--- start of Data provided ---

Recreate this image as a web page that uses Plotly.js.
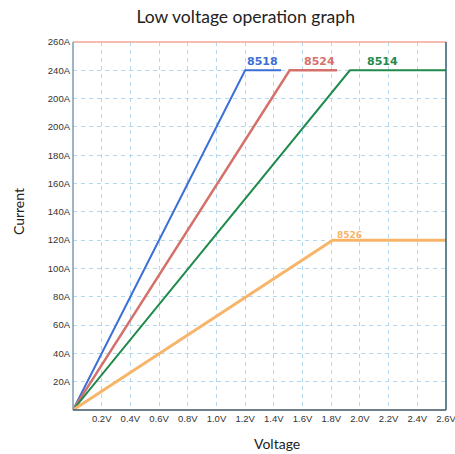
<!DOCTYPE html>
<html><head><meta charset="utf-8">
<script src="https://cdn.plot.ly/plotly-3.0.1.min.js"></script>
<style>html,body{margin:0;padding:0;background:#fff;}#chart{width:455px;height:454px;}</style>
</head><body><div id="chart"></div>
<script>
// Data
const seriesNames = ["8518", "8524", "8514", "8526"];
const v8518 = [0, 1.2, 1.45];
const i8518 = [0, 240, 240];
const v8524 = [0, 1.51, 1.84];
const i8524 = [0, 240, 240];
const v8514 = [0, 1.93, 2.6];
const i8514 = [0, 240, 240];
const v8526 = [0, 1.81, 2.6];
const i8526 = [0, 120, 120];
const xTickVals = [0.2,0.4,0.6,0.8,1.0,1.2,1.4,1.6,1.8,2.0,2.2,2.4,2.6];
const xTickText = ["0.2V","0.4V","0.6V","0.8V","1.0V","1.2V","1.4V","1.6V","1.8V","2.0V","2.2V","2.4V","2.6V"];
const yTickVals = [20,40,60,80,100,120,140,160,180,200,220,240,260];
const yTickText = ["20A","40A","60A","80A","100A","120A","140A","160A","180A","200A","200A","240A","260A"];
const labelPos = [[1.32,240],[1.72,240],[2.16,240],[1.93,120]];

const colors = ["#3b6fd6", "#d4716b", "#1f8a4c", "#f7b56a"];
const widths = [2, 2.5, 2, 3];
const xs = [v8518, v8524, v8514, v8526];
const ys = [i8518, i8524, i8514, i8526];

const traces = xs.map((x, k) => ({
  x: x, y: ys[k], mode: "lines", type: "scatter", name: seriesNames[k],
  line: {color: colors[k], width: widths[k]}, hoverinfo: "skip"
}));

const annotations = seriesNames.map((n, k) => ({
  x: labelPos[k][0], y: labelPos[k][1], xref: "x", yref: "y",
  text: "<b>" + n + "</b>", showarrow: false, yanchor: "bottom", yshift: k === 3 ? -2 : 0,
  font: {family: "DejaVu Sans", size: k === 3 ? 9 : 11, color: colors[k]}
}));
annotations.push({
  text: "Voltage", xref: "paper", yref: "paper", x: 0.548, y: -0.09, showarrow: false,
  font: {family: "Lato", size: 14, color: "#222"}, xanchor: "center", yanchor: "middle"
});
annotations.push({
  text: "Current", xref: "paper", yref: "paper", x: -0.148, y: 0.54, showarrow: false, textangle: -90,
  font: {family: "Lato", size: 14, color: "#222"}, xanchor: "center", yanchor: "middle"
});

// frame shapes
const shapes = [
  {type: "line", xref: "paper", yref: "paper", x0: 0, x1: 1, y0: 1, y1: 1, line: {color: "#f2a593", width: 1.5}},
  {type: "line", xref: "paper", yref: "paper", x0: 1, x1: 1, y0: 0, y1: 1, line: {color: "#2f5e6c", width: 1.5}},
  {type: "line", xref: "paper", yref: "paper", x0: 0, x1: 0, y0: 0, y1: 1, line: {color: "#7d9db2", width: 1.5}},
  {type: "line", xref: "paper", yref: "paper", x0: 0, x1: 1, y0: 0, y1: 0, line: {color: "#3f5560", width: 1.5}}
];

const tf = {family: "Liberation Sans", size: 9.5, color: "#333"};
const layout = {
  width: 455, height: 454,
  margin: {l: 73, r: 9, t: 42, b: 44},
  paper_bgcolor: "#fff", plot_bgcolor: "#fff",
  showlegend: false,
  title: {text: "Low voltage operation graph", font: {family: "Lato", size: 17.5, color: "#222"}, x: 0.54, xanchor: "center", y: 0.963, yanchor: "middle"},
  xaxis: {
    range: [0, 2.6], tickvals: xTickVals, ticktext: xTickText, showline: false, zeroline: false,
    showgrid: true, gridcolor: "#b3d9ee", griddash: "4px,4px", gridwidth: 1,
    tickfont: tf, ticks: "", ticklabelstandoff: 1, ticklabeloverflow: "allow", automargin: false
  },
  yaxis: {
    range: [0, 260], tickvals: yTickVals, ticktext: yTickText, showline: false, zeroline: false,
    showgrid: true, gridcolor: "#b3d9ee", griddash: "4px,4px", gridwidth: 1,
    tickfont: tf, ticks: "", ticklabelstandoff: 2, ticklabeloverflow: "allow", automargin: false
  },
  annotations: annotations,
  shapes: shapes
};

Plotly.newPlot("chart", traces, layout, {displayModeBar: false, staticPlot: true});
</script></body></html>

--- end of Data provided ---

# What the exercise asks:
Except for the pictures, copy the material above exactly.

# Exercise solution:
Recreate this image as a web page that uses Plotly.js.
<!DOCTYPE html>
<html><head><meta charset="utf-8">
<script src="https://cdn.plot.ly/plotly-3.0.1.min.js"></script>
<style>html,body{margin:0;padding:0;background:#fff;}#chart{width:455px;height:454px;}</style>
</head><body><div id="chart"></div>
<script>
// Data
const seriesNames = ["8518", "8524", "8514", "8526"];
const v8518 = [0, 1.2, 1.45];
const i8518 = [0, 240, 240];
const v8524 = [0, 1.51, 1.84];
const i8524 = [0, 240, 240];
const v8514 = [0, 1.93, 2.6];
const i8514 = [0, 240, 240];
const v8526 = [0, 1.81, 2.6];
const i8526 = [0, 120, 120];
const xTickVals = [0.2,0.4,0.6,0.8,1.0,1.2,1.4,1.6,1.8,2.0,2.2,2.4,2.6];
const xTickText = ["0.2V","0.4V","0.6V","0.8V","1.0V","1.2V","1.4V","1.6V","1.8V","2.0V","2.2V","2.4V","2.6V"];
const yTickVals = [20,40,60,80,100,120,140,160,180,200,220,240,260];
const yTickText = ["20A","40A","60A","80A","100A","120A","140A","160A","180A","200A","200A","240A","260A"];
const labelPos = [[1.32,240],[1.72,240],[2.16,240],[1.93,120]];

const colors = ["#3b6fd6", "#d4716b", "#1f8a4c", "#f7b56a"];
const widths = [2, 2.5, 2, 3];
const xs = [v8518, v8524, v8514, v8526];
const ys = [i8518, i8524, i8514, i8526];

const traces = xs.map((x, k) => ({
  x: x, y: ys[k], mode: "lines", type: "scatter", name: seriesNames[k],
  line: {color: colors[k], width: widths[k]}, hoverinfo: "skip"
}));

const annotations = seriesNames.map((n, k) => ({
  x: labelPos[k][0], y: labelPos[k][1], xref: "x", yref: "y",
  text: "<b>" + n + "</b>", showarrow: false, yanchor: "bottom", yshift: k === 3 ? -2 : 0,
  font: {family: "DejaVu Sans", size: k === 3 ? 9 : 11, color: colors[k]}
}));
annotations.push({
  text: "Voltage", xref: "paper", yref: "paper", x: 0.548, y: -0.09, showarrow: false,
  font: {family: "Lato", size: 14, color: "#222"}, xanchor: "center", yanchor: "middle"
});
annotations.push({
  text: "Current", xref: "paper", yref: "paper", x: -0.148, y: 0.54, showarrow: false, textangle: -90,
  font: {family: "Lato", size: 14, color: "#222"}, xanchor: "center", yanchor: "middle"
});

// frame shapes
const shapes = [
  {type: "line", xref: "paper", yref: "paper", x0: 0, x1: 1, y0: 1, y1: 1, line: {color: "#f2a593", width: 1.5}},
  {type: "line", xref: "paper", yref: "paper", x0: 1, x1: 1, y0: 0, y1: 1, line: {color: "#2f5e6c", width: 1.5}},
  {type: "line", xref: "paper", yref: "paper", x0: 0, x1: 0, y0: 0, y1: 1, line: {color: "#7d9db2", width: 1.5}},
  {type: "line", xref: "paper", yref: "paper", x0: 0, x1: 1, y0: 0, y1: 0, line: {color: "#3f5560", width: 1.5}}
];

const tf = {family: "Liberation Sans", size: 9.5, color: "#333"};
const layout = {
  width: 455, height: 454,
  margin: {l: 73, r: 9, t: 42, b: 44},
  paper_bgcolor: "#fff", plot_bgcolor: "#fff",
  showlegend: false,
  title: {text: "Low voltage operation graph", font: {family: "Lato", size: 17.5, color: "#222"}, x: 0.54, xanchor: "center", y: 0.963, yanchor: "middle"},
  xaxis: {
    range: [0, 2.6], tickvals: xTickVals, ticktext: xTickText, showline: false, zeroline: false,
    showgrid: true, gridcolor: "#b3d9ee", griddash: "4px,4px", gridwidth: 1,
    tickfont: tf, ticks: "", ticklabelstandoff: 1, ticklabeloverflow: "allow", automargin: false
  },
  yaxis: {
    range: [0, 260], tickvals: yTickVals, ticktext: yTickText, showline: false, zeroline: false,
    showgrid: true, gridcolor: "#b3d9ee", griddash: "4px,4px", gridwidth: 1,
    tickfont: tf, ticks: "", ticklabelstandoff: 2, ticklabeloverflow: "allow", automargin: false
  },
  annotations: annotations,
  shapes: shapes
};

Plotly.newPlot("chart", traces, layout, {displayModeBar: false, staticPlot: true});
</script></body></html>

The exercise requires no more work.